Strategic menu planning has always been crucial to a restaurant’s success. And amid today’s soaring food and labor costs, intentionality about every single dish – and every single price that’s attached – is even more important.
Back of House sat down with industry experts including Morgan Harris, Co-Founder and Chief Customer Advocate at Restaurant365, for insights on the basic components of menu engineering to maximize profits and set you up for success.
Analyze Your Sales Reports & Menu Mix (PMIX)
A menu mix, also known as a product mix or PMIX, serves as a natural place to start examining your menu. A PMIX allows you to map out the profitability of each menu item versus the popularity of each item, in a single matrix.
If you’re using a restaurant management software, it likely will create this PMIX for you, or you can create it manually by pulling your sales reports from your point of-sale (POS) and plotting items on an X axis (popularity) and Y axis (profitability). Looking at these categories will give you an insight into which menu items to prioritize, adjust, or remove from your menu to maximize sales and profits.

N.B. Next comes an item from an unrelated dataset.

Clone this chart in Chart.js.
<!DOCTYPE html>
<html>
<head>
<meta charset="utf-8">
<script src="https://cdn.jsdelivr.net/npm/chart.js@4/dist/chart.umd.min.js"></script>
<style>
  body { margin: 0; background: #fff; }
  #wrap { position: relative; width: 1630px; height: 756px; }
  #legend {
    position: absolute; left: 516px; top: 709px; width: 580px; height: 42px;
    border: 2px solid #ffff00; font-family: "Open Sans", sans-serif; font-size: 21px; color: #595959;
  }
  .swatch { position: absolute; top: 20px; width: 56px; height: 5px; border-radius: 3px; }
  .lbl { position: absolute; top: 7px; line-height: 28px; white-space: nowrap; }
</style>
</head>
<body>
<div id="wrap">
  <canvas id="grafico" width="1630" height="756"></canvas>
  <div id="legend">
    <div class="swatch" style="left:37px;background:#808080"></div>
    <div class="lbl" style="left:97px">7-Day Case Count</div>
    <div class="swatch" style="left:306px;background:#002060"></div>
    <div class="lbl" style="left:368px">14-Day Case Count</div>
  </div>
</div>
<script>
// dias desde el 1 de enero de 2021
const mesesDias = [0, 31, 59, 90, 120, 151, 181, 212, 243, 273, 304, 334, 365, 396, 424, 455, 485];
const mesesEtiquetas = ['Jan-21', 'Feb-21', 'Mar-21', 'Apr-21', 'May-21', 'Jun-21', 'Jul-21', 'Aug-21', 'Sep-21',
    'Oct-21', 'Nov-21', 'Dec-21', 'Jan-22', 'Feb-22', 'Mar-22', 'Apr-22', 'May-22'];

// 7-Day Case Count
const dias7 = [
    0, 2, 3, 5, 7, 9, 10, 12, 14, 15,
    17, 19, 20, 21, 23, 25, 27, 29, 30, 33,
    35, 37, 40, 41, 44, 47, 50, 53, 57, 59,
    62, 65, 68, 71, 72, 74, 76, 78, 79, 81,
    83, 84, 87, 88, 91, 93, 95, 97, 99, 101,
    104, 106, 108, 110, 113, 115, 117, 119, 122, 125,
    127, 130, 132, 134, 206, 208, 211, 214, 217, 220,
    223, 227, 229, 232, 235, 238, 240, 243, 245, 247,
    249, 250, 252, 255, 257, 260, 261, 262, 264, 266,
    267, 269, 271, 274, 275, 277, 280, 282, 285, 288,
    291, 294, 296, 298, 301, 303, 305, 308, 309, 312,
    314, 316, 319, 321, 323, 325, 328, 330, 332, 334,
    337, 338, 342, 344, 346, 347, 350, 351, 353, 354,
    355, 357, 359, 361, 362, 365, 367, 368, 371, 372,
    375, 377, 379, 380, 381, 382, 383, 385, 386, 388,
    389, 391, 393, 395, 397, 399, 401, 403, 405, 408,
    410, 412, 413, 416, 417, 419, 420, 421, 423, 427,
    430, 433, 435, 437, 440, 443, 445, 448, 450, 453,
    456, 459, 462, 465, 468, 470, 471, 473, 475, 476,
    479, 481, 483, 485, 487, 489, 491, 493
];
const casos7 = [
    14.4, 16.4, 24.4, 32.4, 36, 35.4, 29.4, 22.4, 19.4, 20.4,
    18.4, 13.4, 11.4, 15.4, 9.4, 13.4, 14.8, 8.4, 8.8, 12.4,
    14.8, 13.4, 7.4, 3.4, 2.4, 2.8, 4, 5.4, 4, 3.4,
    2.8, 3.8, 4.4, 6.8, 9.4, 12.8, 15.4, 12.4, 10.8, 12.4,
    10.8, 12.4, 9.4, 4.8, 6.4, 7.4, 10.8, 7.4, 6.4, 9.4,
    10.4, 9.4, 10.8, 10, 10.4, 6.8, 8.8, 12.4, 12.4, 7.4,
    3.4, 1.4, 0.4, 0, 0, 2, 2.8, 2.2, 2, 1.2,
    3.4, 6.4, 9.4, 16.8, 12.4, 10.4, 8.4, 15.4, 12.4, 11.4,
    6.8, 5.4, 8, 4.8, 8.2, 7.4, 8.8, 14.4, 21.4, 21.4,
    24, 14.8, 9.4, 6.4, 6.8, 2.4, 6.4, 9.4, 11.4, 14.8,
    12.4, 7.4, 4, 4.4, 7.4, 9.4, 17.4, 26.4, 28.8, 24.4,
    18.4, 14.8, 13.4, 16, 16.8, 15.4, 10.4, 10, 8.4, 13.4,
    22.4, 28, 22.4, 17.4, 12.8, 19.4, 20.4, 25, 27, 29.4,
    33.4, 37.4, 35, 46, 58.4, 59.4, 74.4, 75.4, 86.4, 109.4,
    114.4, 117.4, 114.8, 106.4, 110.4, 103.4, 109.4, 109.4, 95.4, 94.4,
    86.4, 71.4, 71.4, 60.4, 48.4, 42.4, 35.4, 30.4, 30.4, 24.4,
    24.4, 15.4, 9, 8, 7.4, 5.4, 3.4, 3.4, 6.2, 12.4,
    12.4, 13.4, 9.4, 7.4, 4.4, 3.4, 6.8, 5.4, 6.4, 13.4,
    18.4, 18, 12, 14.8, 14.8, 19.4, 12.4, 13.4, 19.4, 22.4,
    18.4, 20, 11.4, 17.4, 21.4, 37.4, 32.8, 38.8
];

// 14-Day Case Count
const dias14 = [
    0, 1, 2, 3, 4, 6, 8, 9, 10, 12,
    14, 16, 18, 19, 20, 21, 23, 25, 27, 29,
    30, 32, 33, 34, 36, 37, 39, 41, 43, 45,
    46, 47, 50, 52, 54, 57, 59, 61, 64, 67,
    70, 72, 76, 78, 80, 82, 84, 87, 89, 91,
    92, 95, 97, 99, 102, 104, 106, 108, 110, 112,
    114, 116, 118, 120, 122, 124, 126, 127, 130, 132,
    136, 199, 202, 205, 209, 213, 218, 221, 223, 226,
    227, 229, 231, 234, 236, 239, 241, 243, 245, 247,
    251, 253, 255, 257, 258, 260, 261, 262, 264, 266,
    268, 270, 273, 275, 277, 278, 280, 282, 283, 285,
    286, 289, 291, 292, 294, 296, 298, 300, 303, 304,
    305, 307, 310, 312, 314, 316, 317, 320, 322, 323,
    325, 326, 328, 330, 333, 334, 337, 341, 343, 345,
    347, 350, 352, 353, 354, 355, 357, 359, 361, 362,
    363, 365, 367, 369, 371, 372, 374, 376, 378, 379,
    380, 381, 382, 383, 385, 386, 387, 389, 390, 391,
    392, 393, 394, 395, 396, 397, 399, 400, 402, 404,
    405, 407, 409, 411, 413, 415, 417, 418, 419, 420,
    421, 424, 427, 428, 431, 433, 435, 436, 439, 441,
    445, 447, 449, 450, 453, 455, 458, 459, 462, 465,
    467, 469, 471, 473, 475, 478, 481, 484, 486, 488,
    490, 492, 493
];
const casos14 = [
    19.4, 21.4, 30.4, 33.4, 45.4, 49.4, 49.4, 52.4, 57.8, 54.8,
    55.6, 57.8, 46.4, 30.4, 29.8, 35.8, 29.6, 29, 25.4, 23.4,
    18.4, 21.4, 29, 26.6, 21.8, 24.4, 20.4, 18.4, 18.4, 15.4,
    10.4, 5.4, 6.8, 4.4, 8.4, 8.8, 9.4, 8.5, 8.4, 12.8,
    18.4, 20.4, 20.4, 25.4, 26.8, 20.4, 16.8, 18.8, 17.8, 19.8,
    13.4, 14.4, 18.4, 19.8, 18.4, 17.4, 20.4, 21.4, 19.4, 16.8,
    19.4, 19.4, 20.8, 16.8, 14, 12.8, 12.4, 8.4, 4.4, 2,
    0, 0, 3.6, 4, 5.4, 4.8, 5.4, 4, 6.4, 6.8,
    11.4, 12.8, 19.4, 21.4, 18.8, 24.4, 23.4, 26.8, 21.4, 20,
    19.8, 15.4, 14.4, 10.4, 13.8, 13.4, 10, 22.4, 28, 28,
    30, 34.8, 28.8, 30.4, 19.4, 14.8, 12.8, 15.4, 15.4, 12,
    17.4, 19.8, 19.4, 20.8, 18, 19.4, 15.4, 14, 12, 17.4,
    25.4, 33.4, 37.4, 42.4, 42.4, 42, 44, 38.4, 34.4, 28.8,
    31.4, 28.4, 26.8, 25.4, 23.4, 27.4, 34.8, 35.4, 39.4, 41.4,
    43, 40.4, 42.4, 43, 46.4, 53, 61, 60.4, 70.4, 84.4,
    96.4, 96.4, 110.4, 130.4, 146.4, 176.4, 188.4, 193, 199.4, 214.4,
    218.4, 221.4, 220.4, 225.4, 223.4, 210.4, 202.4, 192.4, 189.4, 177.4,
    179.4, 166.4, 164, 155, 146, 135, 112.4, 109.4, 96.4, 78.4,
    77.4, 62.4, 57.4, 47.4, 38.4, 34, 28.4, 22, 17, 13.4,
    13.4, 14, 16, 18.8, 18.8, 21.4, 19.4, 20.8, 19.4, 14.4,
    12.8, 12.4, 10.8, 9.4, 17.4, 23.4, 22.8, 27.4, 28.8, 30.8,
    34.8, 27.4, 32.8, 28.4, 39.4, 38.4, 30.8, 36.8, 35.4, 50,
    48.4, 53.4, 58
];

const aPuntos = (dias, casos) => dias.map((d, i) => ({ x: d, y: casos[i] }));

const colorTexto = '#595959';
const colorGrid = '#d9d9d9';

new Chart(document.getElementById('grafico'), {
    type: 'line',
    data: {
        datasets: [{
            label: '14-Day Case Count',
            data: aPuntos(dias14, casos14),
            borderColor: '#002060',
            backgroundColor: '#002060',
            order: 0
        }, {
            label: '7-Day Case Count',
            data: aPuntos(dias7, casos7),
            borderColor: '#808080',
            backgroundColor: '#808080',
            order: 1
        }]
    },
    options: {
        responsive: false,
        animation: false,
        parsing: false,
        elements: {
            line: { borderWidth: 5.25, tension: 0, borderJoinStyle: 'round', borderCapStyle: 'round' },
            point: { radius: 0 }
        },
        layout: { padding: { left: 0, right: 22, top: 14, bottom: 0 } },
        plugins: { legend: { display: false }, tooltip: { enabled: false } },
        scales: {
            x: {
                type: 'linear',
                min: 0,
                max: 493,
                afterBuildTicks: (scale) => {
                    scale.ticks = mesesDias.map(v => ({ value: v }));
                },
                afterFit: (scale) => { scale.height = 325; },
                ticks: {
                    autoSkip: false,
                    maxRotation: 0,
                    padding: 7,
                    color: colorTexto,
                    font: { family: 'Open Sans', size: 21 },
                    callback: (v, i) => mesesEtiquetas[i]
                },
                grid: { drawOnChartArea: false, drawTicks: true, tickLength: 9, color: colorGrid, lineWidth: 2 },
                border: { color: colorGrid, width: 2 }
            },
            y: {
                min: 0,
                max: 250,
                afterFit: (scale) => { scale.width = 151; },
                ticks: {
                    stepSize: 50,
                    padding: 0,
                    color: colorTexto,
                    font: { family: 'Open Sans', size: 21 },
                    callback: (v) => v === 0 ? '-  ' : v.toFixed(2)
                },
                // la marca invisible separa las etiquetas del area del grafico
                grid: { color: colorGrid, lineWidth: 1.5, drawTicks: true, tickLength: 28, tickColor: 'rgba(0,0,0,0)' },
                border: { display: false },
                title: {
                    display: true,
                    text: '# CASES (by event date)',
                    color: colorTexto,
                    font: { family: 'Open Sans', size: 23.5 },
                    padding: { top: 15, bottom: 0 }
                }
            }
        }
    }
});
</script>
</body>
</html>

Read also: Master Menu Engineering: Make Your Menu a Money-Making Machine
Factor in Your Controllable Costs
Your prime costs – cost of goods sold (COGS) and labor – are the two costs you have the most control over. Connecting insights on your prime costs with insights from your PMIX will help you identify if you’re using your resources efficiently and setting menu prices accurately.
For example, are you investing too much labor into handmaking a sauce for a dish that’s not a star? For plough horses (dishes with low profit but high popularity), you can look at which ingredients in those dishes are the most expensive. Have those particular ingredients trended upwards in price across time? Can you negotiate on price with your vendor? Should you make an ingredient substitute?

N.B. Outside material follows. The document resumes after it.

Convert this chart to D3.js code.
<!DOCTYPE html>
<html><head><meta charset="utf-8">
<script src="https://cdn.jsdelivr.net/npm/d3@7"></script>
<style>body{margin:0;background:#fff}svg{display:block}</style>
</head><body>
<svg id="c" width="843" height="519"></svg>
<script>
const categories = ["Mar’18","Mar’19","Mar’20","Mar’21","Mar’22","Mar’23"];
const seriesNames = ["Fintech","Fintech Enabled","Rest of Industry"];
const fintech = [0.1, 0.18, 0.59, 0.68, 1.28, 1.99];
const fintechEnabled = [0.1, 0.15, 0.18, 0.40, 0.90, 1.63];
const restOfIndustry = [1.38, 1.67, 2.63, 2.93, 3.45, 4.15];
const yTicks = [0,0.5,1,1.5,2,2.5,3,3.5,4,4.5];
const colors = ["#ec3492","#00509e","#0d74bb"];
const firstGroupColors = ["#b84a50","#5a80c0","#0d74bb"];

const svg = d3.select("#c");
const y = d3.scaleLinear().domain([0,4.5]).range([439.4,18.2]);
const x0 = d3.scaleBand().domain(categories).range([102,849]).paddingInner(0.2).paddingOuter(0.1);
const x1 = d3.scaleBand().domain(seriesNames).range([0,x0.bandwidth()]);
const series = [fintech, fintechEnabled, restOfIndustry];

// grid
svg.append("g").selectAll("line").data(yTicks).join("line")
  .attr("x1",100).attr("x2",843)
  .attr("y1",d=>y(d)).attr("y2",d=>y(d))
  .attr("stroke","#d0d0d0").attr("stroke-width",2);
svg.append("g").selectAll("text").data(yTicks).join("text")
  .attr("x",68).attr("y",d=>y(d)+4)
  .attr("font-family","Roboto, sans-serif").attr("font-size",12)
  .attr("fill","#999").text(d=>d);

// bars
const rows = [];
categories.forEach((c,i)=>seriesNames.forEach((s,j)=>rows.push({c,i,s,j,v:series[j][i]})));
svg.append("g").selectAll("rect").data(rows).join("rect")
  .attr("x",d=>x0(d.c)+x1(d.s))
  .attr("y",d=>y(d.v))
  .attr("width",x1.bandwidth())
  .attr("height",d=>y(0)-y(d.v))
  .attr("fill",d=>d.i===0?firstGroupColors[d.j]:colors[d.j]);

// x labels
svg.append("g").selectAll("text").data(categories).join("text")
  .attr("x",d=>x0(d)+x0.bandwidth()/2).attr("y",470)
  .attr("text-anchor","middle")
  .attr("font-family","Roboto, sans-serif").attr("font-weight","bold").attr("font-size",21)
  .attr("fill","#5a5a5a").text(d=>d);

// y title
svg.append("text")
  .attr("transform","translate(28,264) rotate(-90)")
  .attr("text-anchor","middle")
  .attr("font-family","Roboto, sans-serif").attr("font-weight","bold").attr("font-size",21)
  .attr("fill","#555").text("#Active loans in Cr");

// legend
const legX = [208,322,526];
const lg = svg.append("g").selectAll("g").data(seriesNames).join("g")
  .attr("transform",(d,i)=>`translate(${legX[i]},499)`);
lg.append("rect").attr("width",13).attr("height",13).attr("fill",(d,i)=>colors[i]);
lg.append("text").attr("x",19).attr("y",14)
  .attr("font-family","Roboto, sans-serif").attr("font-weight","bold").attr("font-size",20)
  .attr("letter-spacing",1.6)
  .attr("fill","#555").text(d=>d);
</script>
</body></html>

Consider Seasonality of Ingredients
Cooking with seasonal ingredients generally saves money, which means whether you’re a farm-totable restaurant or not, you should always have an eye on what’s on the horizon.

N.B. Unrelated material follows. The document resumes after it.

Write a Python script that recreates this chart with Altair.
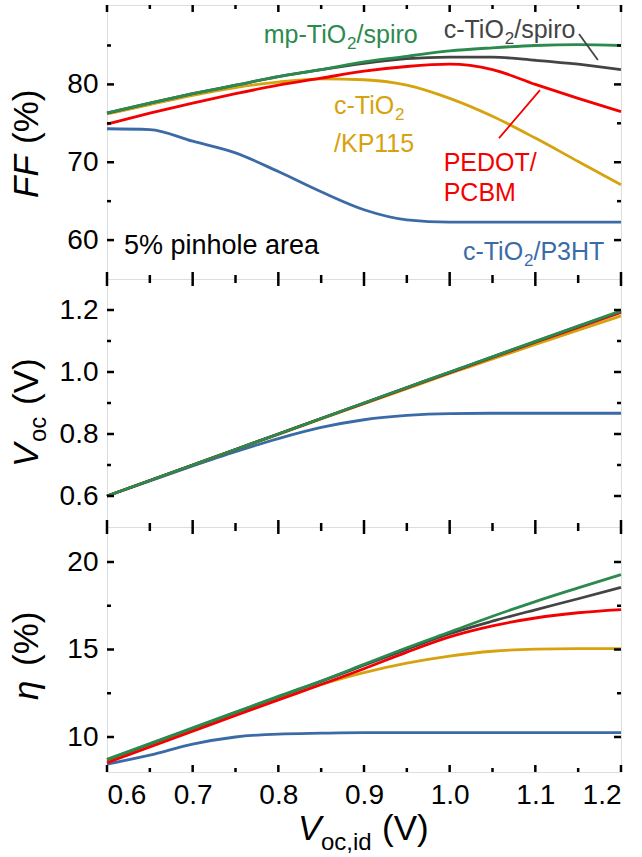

Pay attention to ingredients that are prone to price spikes when not in season. Let’s take avocados for example. If you’re a restaurant famous for its guacamole, you may have to swallow fluctuating costs, but otherwise, it’s generally smart to get creative. Consider creating a go-to list of substitute ingredients you can use in the event of price jumps. Track trends by asking your vendors for market reports and try to remain flexible.
Read also: How to Create a Profitable Restaurant Seasonal Menu
Look at Your Competition
Have you done a competitive analysis since you first opened? Before making changes on your menu, it’s important to gain an understanding of what your local competition’s offering.
“This is key to standing out from the restaurant across the street,” says Harris. “Value is where price meets quality.”
If you’re charging $2 more for your burger than the restaurant next to you, the reason needs to be clear to the customer. Is your burger larger? Does it include noticeably higher-quality ingredients? Even so, if your pricing far exceeds market price, you’re likely to miss out on customers, and at the same time, if you fall under, you’re leaving money on the table.
“You must know your territory, your community, and your customers,” says Harris.
Look at Your Your Menu Size
That local diner with 50 items across its four-page menu is probably doing OK – at least, when egg prices aren’t rising through the roof. When three-quarters of the menu are omelets that interchange different combinations of the exact same ingredients, food waste is decreased.
Cross-utilization of ingredients will save you money. Focus more on how many products/ingredients are needed to support your menu versus the number of dishes you’ll have on it.
Update Your Tech Stack
In today’s climate, it’s hard – and we might argue, nearly impossible – to get by on just trusting your gut.
Margins are being squeezed from all directions. And this requires making informed decisions based on data. That data comes from various components of your tech stack. POS systems, invoice and inventory management software, and recipe costing software all provide valuable insights into how to become a more efficient, and profitable, business.
Ideally, you want to connect your POS to a restaurant management software, through which you can input all of your recipes and link them to invoicing and inventory tracking software.
“When you have your recipes in word documents and binders, unfortunately you’re just burning cash. In our day and age, you don’t run a restaurant without technology.” Morgan Harris Co-founder of Restaurant365
When your invoices are connected to your recipes, you’re able to accurately track plate costs. That can be compared against your PMIX to set menu pricing that allows you to meet the margins you need to hit.
If you’re reading this, likely this strategy will require making some updates to your tech stack. But before investing in any new software, it’s important to set up a plan that ensures you’ll have the time and personnel to really learn, use, and reap the full benefits of the technology and data. Once that’s mapped out, often the investment pays for itself, especially when it comes to technology solutions that can identify where to trim costs and how to boost margins.